The quartet’s first movement echoes the first movement of the dodecaphonic Fifth Quartet. It opens in an epic narrative theme. It may seem at first that a fugue exposition is presented, but the “reply” does not quite meet the fugue canons. This will happen again and again. Salmanov generally prefers versions to exact repetitions, offering ampler abilities for development. Another recognizable feature is that the appearance of semiquavers is delayed on purpose, which noticeably animates the motion. Choral fragments appear too, with harsh chords typical for Salmanov. At the very end of the movement, a varied epic tune reappears with the viola.
The second movement is a merry cheerful scherzo in C major, slightly reminding the piece Juliet As A Young Girl from Prokofiev’s ballet. It offers many humorous effects and inventive quartet sonorities. The dancing first theme is replied by the pastoral second theme.

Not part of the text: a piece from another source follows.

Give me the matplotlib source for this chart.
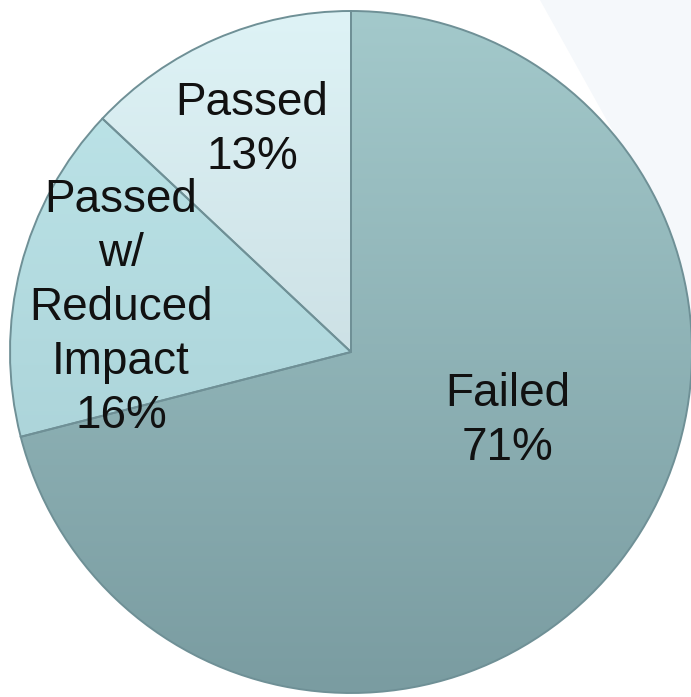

The third movement is abundant in interesting quartet sonorities where the top part is not always performed by the first violin. A new and more mobile tune of the first violin is strikingly catchy. As in the first movement, we have here a tremendous diversity of folk-style epic tunes. The finale is based on a large motif, which is a strong unity of two similar sub-motifs at different absolute pitches. It is extremely captivating to watch the play of ample abilities of the “resilient,” “whimsical” motif and its “adventures” in various situations. The finale’s culmination is based on a choral texture and is placed in the middle of the movement, after which, variants of the main motif reappear. And in the quartet’s final bars, we hear the epic tune from the first movement again.